Les journalistes sont une cible désignée des cartels de la drogue, dont la guerre dans le nord du Mexique a fait plus de 2.000 morts depuis janvier 2008, à tel point que certains choisissent l'exil, ou le port de gilets pare-balles.

Les cartels mexicains n'apprécient guère que la presse relate de trop près les batailles de leur guerre pour le contrôle du trafic de drogue, qui a fait plus de 4.500 morts dans le pays depuis le début de l'année.

Un reporter a encore été tué mi-novembre dans le nord, et la Commission nationale des droits de l'Homme a comptabilisé dans le pays 45 meurtres de journalistes depuis l'an 2000, dont trois en 2008.

Un record, funèbre, pour l'Amérique latine, selon des organisations non-gouvernementales internationales, qui classent le Mexique parmi les pays les plus dangereux au monde pour la profession.

C'est dans le nord du Mexique, de Tijuana à Ciudad Juarez, face à El Paso au Texas, que la guerre des cartels est la plus sanglante.

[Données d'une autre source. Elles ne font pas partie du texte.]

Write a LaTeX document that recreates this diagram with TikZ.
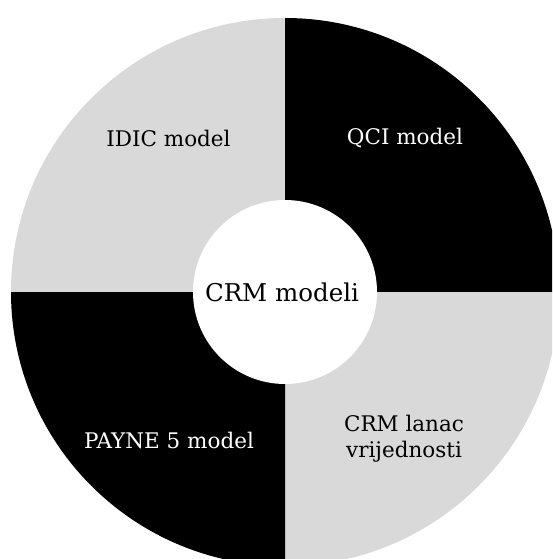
\documentclass[tikz,border=0pt]{standalone}
\usepackage{fontspec}
\setmainfont{DejaVu Serif}
\definecolor{segGrey}{HTML}{D9D9D9}
\tikzset{
  lbl/.style={font=\fontsize{21.5}{26}\selectfont, align=center, inner sep=0pt},
  center/.style={font=\fontsize{24.5}{29}\selectfont, inner sep=0pt}
}
\begin{document}
\begin{tikzpicture}[x=1pt,y=-1pt]
\useasboundingbox (0,0) rectangle (552,559);
\begin{scope}
\clip (0,0) rectangle (552,559);
\coordinate (c) at (285,292);
\fill[segGrey] (c) -- ++(-274,0) arc[start angle=180,end angle=270,radius=274] -- cycle;
\fill[black] (c) -- ++(0,-274) arc[start angle=270,end angle=360,radius=274] -- cycle;
\fill[segGrey] (c) -- ++(274,0) arc[start angle=0,end angle=90,radius=274] -- cycle;
\fill[black] (c) -- ++(0,274) arc[start angle=90,end angle=180,radius=274] -- cycle;
\fill[white] (c) circle[radius=92];
\end{scope}
\node[lbl, text=black] (idic) at (168.5,138) {IDIC model};
\node[lbl, text=white] (qci) at (405,138) {QCI model};
\node[center, text=black] (crm) at (282,292) {CRM modeli};
\node[lbl, text=white] (payne) at (169,440) {PAYNE 5 model};
\node[lbl, text=black] (lanac) at (404,439) {CRM lanac\\vrijednosti};
\end{tikzpicture}
\end{document}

On est ici dans le «couloir» du transit de la drogue vers les Etats-Unis, premier client de la cocaïne mondiale, dont la totalité de la production, 950 tonnes/an, provient exclusivement d'Amérique latine.

A Ciudad Juarez, réputée la ville la plus dangereuse du pays, 1.300 morts depuis janvier 2008, Armando Rodriguez, le spécialiste des affaires criminelles du plus grand quotidien local, El Diario, a été abattu de plusieurs balles le 13 novembre alors qu'il sortait de chez lui.

Après cet assassinat, les organisations professionnelles de la presse ont demandé aux députés de classer comme «crime fédéral» toute agression contre des journalistes.

Le 6 novembre, une tête humaine tranchée avait été déposée sur la «Place des journalistes», devant un monument érigé en «hommage à la liberté d'expression» et où sont gravés les noms de 25 professionnels défunts, dont plusieurs assassinés.

«Sept confrères de Ciudad Juarez viennent d'être menacés de mort, à tel point qu'ils ont dû quitter le pays et que plusieurs ont demandé l'asile politique aux Etats-Unis», témoigne un journaliste.

A Tijuana, face à San Diego en Californie, où les autorités ont compté 685 morts depuis janvier 2008, dont 280 ces deux derniers mois, les journalistes du quotidien Frontera portent désormais des gilets pare-balles.

«Un pour le spécialiste de la rubrique, deux pour les photographes, le quatrième pour le rédacteur de permanence, s'il doit partir en reportage», explique un de ses journalistes à l'AFP, qui a choisi de taire son nom et ceux de ses confrères, par mesure de sécurité.

Frontera a décidé l'achat des gilets après une fusillade entre trafiquants et policiers, qui avait duré plus de quatre heures.

Pendant tout ce temps, les journalistes avaient été pris entre deux feux, et avaient dû se jeter sous des voitures pour se protéger.

A Tijuana, la presse locale ne recherche plus les «exclusivités» comme autrefois, et n'essaie plus à arriver au plus tôt sur les lieux des crimes.

«A présent, nous vérifions plutôt ce qui s'est passé, et ensuite nous couvrons l'évènement, mais nous n'y allons pas si nous n'avons pas de confirmation par plusieurs sources», affirme un photographe.

«On ne mentionne plus non plus les identités des victimes, sauf si les autorités les ont diffusées, par crainte de représailles de la part de leur camp ou de leur famille», ajoute un confrère.

Un chroniqueur de radio souligne que les conditions du reportage ont changé: «avant, tu pouvais entrer jusque dans la cuisine, mais ce n'est plus pareil. Les bandits peuvent revenir».

Pour sa part, il ne met pas de gilet pare-balles: «mon meilleur instinct, en cas de fusillade, c'est l'oreille, et je sais jusqu'où je peux m'approcher».